#### ENTRIES SHOWN:

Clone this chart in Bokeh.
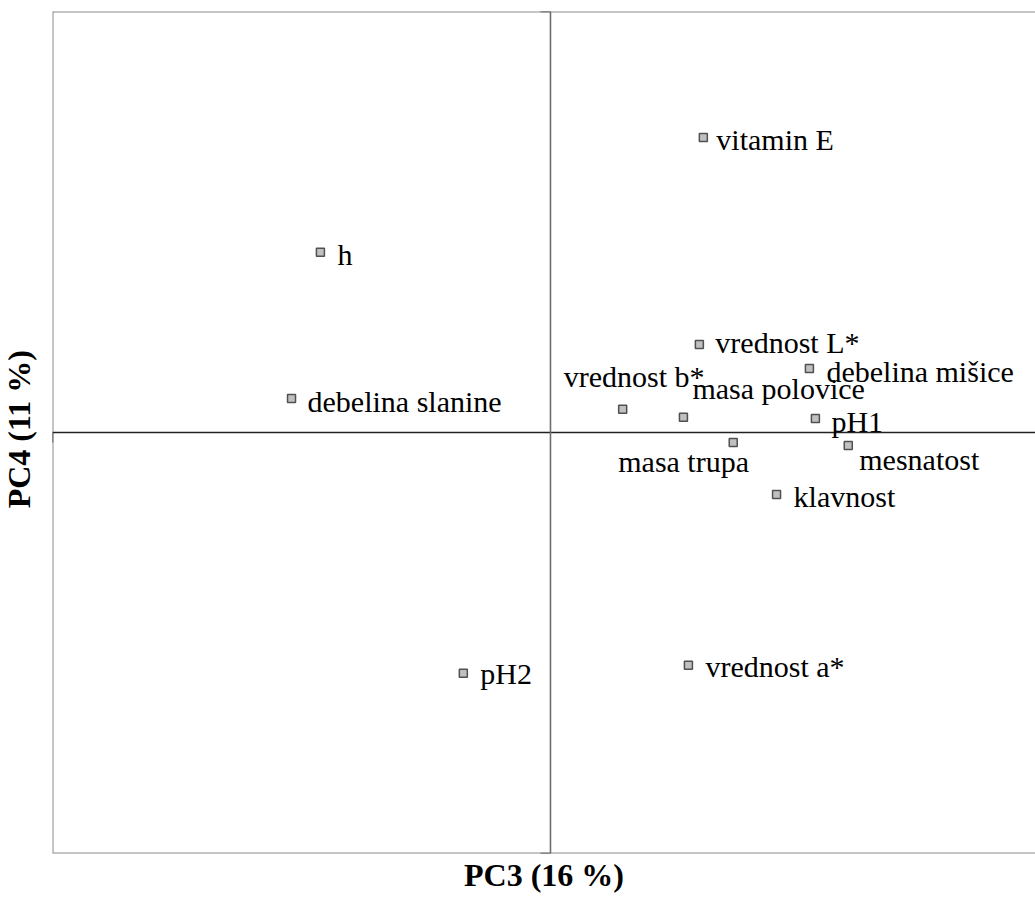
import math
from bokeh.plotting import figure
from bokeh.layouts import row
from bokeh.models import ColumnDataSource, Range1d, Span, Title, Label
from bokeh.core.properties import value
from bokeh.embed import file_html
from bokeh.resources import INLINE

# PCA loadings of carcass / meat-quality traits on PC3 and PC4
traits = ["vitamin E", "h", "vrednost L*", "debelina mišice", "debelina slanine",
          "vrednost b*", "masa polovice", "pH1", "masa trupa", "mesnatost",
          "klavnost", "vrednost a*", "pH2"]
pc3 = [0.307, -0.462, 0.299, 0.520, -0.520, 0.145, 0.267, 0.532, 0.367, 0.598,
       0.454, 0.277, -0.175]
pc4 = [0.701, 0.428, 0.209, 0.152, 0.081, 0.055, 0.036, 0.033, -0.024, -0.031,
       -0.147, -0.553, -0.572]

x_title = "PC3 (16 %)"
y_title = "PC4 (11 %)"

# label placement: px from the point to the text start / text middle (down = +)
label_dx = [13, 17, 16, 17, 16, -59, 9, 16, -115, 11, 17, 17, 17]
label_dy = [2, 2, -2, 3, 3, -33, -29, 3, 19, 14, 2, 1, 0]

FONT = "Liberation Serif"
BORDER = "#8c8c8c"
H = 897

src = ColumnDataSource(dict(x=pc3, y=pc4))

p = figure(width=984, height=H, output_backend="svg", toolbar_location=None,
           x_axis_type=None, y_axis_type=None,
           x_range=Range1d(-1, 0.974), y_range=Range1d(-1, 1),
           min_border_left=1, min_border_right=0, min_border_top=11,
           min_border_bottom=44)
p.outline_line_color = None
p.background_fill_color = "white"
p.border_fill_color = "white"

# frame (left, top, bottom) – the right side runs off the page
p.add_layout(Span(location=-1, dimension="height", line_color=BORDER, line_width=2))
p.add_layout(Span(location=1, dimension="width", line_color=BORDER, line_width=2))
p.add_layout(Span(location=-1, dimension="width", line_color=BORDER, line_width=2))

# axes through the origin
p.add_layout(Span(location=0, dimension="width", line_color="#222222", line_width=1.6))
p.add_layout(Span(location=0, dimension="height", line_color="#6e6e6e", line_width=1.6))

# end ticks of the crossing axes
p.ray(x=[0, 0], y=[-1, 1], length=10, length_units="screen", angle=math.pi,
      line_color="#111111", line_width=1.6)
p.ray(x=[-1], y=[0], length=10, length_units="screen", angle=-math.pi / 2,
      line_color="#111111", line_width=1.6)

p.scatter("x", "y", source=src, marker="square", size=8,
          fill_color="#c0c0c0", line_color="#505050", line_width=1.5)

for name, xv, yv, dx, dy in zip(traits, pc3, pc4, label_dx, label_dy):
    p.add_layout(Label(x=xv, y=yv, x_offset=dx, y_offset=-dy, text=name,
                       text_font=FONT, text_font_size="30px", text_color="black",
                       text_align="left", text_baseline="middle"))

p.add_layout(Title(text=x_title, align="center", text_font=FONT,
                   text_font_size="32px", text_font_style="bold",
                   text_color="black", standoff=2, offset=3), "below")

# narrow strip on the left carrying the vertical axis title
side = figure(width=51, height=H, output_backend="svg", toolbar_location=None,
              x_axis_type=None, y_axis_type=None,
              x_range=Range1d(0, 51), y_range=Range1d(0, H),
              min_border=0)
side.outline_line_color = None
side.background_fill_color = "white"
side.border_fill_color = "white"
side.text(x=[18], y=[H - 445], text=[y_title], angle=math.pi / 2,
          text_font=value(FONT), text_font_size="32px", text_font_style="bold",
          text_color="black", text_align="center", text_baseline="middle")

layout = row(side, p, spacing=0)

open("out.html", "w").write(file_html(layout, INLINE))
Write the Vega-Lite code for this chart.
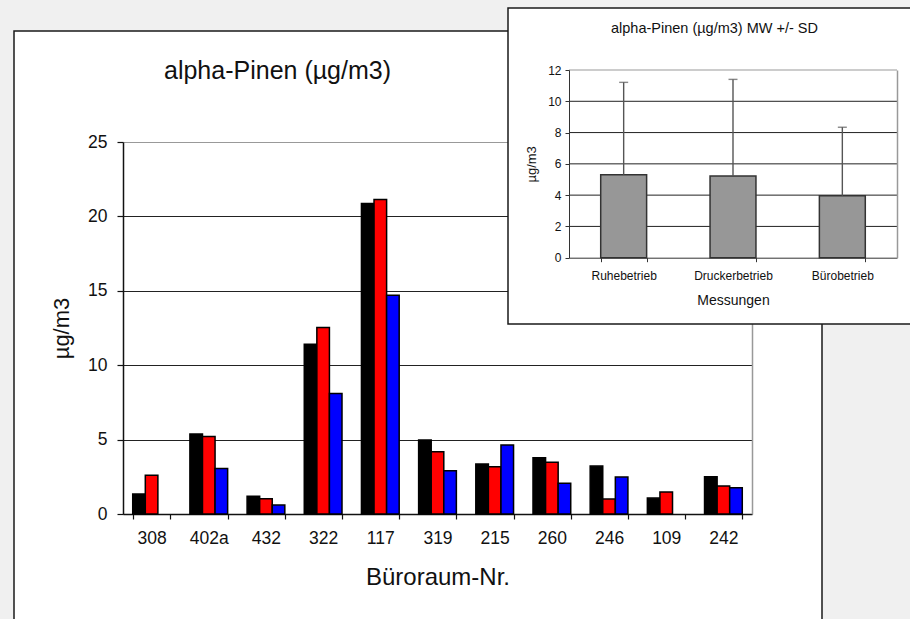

#### INSTRUCTIONS TO FOLLOW:
Set down all the data again exactly as above, pictures excluded.

#### SOLUTION:
Clone this chart in Bokeh.
import math
from bokeh.plotting import figure
from bokeh.layouts import row
from bokeh.models import ColumnDataSource, Range1d, Span, Title, Label
from bokeh.core.properties import value
from bokeh.embed import file_html
from bokeh.resources import INLINE

# PCA loadings of carcass / meat-quality traits on PC3 and PC4
traits = ["vitamin E", "h", "vrednost L*", "debelina mišice", "debelina slanine",
          "vrednost b*", "masa polovice", "pH1", "masa trupa", "mesnatost",
          "klavnost", "vrednost a*", "pH2"]
pc3 = [0.307, -0.462, 0.299, 0.520, -0.520, 0.145, 0.267, 0.532, 0.367, 0.598,
       0.454, 0.277, -0.175]
pc4 = [0.701, 0.428, 0.209, 0.152, 0.081, 0.055, 0.036, 0.033, -0.024, -0.031,
       -0.147, -0.553, -0.572]

x_title = "PC3 (16 %)"
y_title = "PC4 (11 %)"

# label placement: px from the point to the text start / text middle (down = +)
label_dx = [13, 17, 16, 17, 16, -59, 9, 16, -115, 11, 17, 17, 17]
label_dy = [2, 2, -2, 3, 3, -33, -29, 3, 19, 14, 2, 1, 0]

FONT = "Liberation Serif"
BORDER = "#8c8c8c"
H = 897

src = ColumnDataSource(dict(x=pc3, y=pc4))

p = figure(width=984, height=H, output_backend="svg", toolbar_location=None,
           x_axis_type=None, y_axis_type=None,
           x_range=Range1d(-1, 0.974), y_range=Range1d(-1, 1),
           min_border_left=1, min_border_right=0, min_border_top=11,
           min_border_bottom=44)
p.outline_line_color = None
p.background_fill_color = "white"
p.border_fill_color = "white"

# frame (left, top, bottom) – the right side runs off the page
p.add_layout(Span(location=-1, dimension="height", line_color=BORDER, line_width=2))
p.add_layout(Span(location=1, dimension="width", line_color=BORDER, line_width=2))
p.add_layout(Span(location=-1, dimension="width", line_color=BORDER, line_width=2))

# axes through the origin
p.add_layout(Span(location=0, dimension="width", line_color="#222222", line_width=1.6))
p.add_layout(Span(location=0, dimension="height", line_color="#6e6e6e", line_width=1.6))

# end ticks of the crossing axes
p.ray(x=[0, 0], y=[-1, 1], length=10, length_units="screen", angle=math.pi,
      line_color="#111111", line_width=1.6)
p.ray(x=[-1], y=[0], length=10, length_units="screen", angle=-math.pi / 2,
      line_color="#111111", line_width=1.6)

p.scatter("x", "y", source=src, marker="square", size=8,
          fill_color="#c0c0c0", line_color="#505050", line_width=1.5)

for name, xv, yv, dx, dy in zip(traits, pc3, pc4, label_dx, label_dy):
    p.add_layout(Label(x=xv, y=yv, x_offset=dx, y_offset=-dy, text=name,
                       text_font=FONT, text_font_size="30px", text_color="black",
                       text_align="left", text_baseline="middle"))

p.add_layout(Title(text=x_title, align="center", text_font=FONT,
                   text_font_size="32px", text_font_style="bold",
                   text_color="black", standoff=2, offset=3), "below")

# narrow strip on the left carrying the vertical axis title
side = figure(width=51, height=H, output_backend="svg", toolbar_location=None,
              x_axis_type=None, y_axis_type=None,
              x_range=Range1d(0, 51), y_range=Range1d(0, H),
              min_border=0)
side.outline_line_color = None
side.background_fill_color = "white"
side.border_fill_color = "white"
side.text(x=[18], y=[H - 445], text=[y_title], angle=math.pi / 2,
          text_font=value(FONT), text_font_size="32px", text_font_style="bold",
          text_color="black", text_align="center", text_baseline="middle")

layout = row(side, p, spacing=0)

open("out.html", "w").write(file_html(layout, INLINE))
Write the Vega-Lite code for this chart.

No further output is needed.